What to watch next — conditional scenarios
Signal A: wider adoption of Unichain or other L2s could centralize high-volume trading off Ethereum mainnet, lowering gas friction and making concentrated liquidity strategies more attractive for frequent LPs. Conditional implication: if L2 depth consolidates, razor-thin V3 ranges become safer, because being bumped out by low liquidity arbitrage is less likely.
Signal B: broader uptake of V4 hooks by third parties. Conditional implication: hooks that implement responsibly audited, time-tested adaptive strategies could reduce passive LP risk. Countervailing risk: proliferation of custom hooks increases integration complexity and audit burden, meaning users must trust new pieces of code.
For readers who want to explore trading or liquidity tools, the Uniswap interface and wallet ecosystem are a practical place to start. You can learn about routes, fee tiers, and the mobile wallet’s MEV-protected routing directly on the official site: uniswap.
FAQ
How does MEV protection in the Uniswap Wallet work and does it eliminate front-running?
MEV protection routes eligible swaps through a private transaction pool that reduces exposure to sandwich and frontrunning bots. It lowers the risk but does not “eliminate” all MEV vectors; complex cross-chain or custom contract interactions can still expose users. Consider MEV protection as an important risk-reduction feature, not an absolute shield.
Is providing liquidity on Uniswap V3 better than passive exposure via index or staking?
It depends.

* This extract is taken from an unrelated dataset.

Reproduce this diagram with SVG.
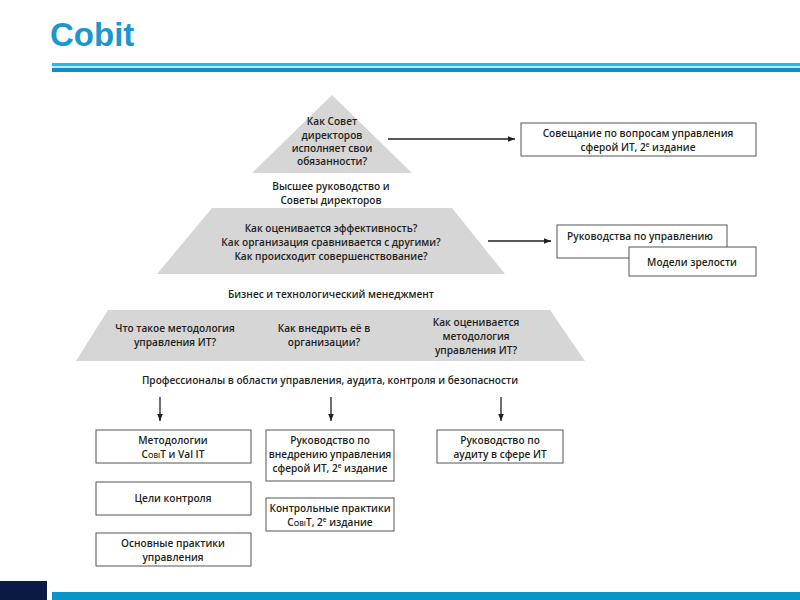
<svg xmlns="http://www.w3.org/2000/svg" width="800" height="600" viewBox="0 0 800 600">
<defs>
<marker id="ah" viewBox="0 0 10 10" refX="10" refY="5" markerWidth="7" markerHeight="7" markerUnits="userSpaceOnUse" orient="auto"><path d="M0,1 L10,5 L0,9 Z" fill="#231f20"/></marker>
<style>
.t{font-family:"Open Sans","Liberation Sans",sans-serif;font-weight:600;font-size:10.1px;fill:#231f20;text-anchor:middle}
.box{fill:#fff;stroke:#555;stroke-width:1}
.pyr{fill:#d6d6d6}
.sc{font-variant:small-caps}
.sup{font-size:6.5px}
.ln{stroke:#231f20;stroke-width:1.3;fill:none;marker-end:url(#ah)}
</style>
</defs>
<rect width="800" height="600" fill="#fff"/>
<text x="50" y="46" font-family="Liberation Sans, Arial, sans-serif" font-weight="bold" font-size="33" fill="#1a97cf">Cobit</text>
<rect x="52" y="63" width="748" height="3" fill="#2bb7e4"/>
<rect x="52" y="66" width="748" height="2" fill="#bfe9f7"/>
<rect x="52" y="68" width="748" height="4" fill="#0a8fc6"/>
<rect x="0" y="581" width="47" height="19" fill="#0b1a44"/>
<rect x="52" y="592" width="748" height="8" fill="#0a94c8"/>

<g id="level1">
<polygon class="pyr" points="332,95 412,173 252,173"/>
<text class="t" x="332" y="125">Как Совет</text>
<text class="t" x="332" y="139">директоров</text>
<text class="t" x="332" y="152">исполняет свои</text>
<text class="t" x="332" y="165">обязанности?</text>
</g>
<g id="label1"><text class="t" x="331" y="190">Высшее руководство и</text><text class="t" x="331" y="204">Советы директоров</text></g>

<g id="level2">
<polygon class="pyr" points="212,208 452,208 505,274 157,274"/>
<text class="t" x="331" y="232">Как оценивается эффективность?</text>
<text class="t" x="331" y="246">Как организация сравнивается с другими?</text>
<text class="t" x="331" y="260">Как происходит совершенствование?</text>
</g>
<g id="label2"><text class="t" x="331" y="298">Бизнес и технологический менеджмент</text></g>

<g id="level3">
<polygon class="pyr" points="108,310 550,310 585,361 76,361"/>
<text class="t" x="175" y="332">Что такое методология</text>
<text class="t" x="175" y="346">управления ИТ?</text>
<text class="t" x="324" y="332">Как внедрить её в</text>
<text class="t" x="324" y="346">организации?</text>
<text class="t" x="476" y="326">Как оценивается</text>
<text class="t" x="476" y="340">методология</text>
<text class="t" x="476" y="354">управления ИТ?</text>
</g>
<g id="label3"><text class="t" x="330" y="384">Профессионалы в области управления, аудита, контроля и безопасности</text></g>

<g id="connectors">
<line class="ln" x1="388" y1="139" x2="515" y2="139"/>
<line class="ln" x1="488" y1="241" x2="551" y2="241"/>
<line class="ln" x1="160" y1="397" x2="160" y2="421"/>
<line class="ln" x1="331" y1="397" x2="331" y2="421"/>
<line class="ln" x1="501" y1="397" x2="501" y2="421"/>
</g>

<g id="box-meeting"><rect class="box" x="521" y="123" width="235" height="33"/>
<text class="t" x="638" y="137">Совещание по вопросам управления</text>
<text class="t" x="638" y="151">сферой ИТ, 2<tspan class="sup" dy="-4">е</tspan><tspan dy="4"> издание</tspan></text></g>

<g id="box-guides"><rect class="box" x="557" y="225" width="170" height="33"/>
<text class="t" x="640" y="240">Руководства по управлению</text></g>
<g id="box-maturity"><rect class="box" x="629" y="247" width="127" height="29"/>
<text class="t" x="692" y="266">Модели зрелости</text></g>

<g id="box-methods"><rect class="box" x="96" y="430" width="155" height="33"/>
<text class="t" x="173" y="444">Методологии</text>
<text class="t" x="173" y="458"><tspan class="sc">CobiT</tspan> и Val IT</text></g>
<g id="box-goals"><rect class="box" x="96" y="482" width="155" height="33"/>
<text class="t" x="173" y="502">Цели контроля</text></g>
<g id="box-practices"><rect class="box" x="96" y="533" width="155" height="33"/>
<text class="t" x="173" y="547">Основные практики</text>
<text class="t" x="173" y="561">управления</text></g>

<g id="box-impl"><rect class="box" x="266" y="430" width="128" height="51"/>
<text class="t" x="330" y="444">Руководство по</text>
<text class="t" x="330" y="458">внедрению управления</text>
<text class="t" x="330" y="472">сферой ИТ, 2<tspan class="sup" dy="-4">е</tspan><tspan dy="4"> издание</tspan></text></g>
<g id="box-control"><rect class="box" x="266" y="498" width="128" height="33"/>
<text class="t" x="330" y="512">Контрольные практики</text>
<text class="t" x="330" y="526"><tspan class="sc">CobiT</tspan>, 2<tspan class="sup" dy="-4">е</tspan><tspan dy="4"> издание</tspan></text></g>

<g id="box-audit"><rect class="box" x="437" y="430" width="126" height="33"/>
<text class="t" x="500" y="444">Руководство по</text>
<text class="t" x="500" y="458">аудиту в сфере ИТ</text></g>
</svg>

V3 can deliver superior fee income when you pick ranges that match real trading activity, but it requires active management and amplifies impermanent loss risk. Passive products reduce management overhead and have simpler risk profiles. Use V3 when you have a clear volatility view and time to manage; prefer passive if you want simpler, steadier exposure.
What are flash swaps and should traders worry about them?
Flash swaps let a user borrow tokens from a Uniswap pool within a single transaction, perform arbitrary on-chain logic, and repay the borrowed amounts before the transaction ends. They’re powerful for arbitrage and complex trades. For ordinary traders, flash swaps are a background mechanism that increases market efficiency; they’re not a direct threat unless you’re interacting with poorly designed contracts or thin liquidity pools.
How do I set slippage to balance execution risk and protection?
Set slippage to the lowest value that still allows trades to execute based on current pool depth. For deep ETH/USDC pools on mainnet or major L2s, 0.1–0.5% may suffice. For thin pools or new tokens, you may need wider tolerance but accept the increased risk of sandwich attacks and worse realized price.
Final takeaway: Uniswap’s design turns liquidity into a programmable decision — how you program it determines whether you capture the upside of fee income or suffer from exposure and fragmentation. Understand the mechanics (constant product, concentrated liquidity, hooks), measure likely volatility, and pick strategies that match your capacity to monitor and respond. That mental model will keep you out of avoidable losses and help you exploit the platform’s genuine advantages.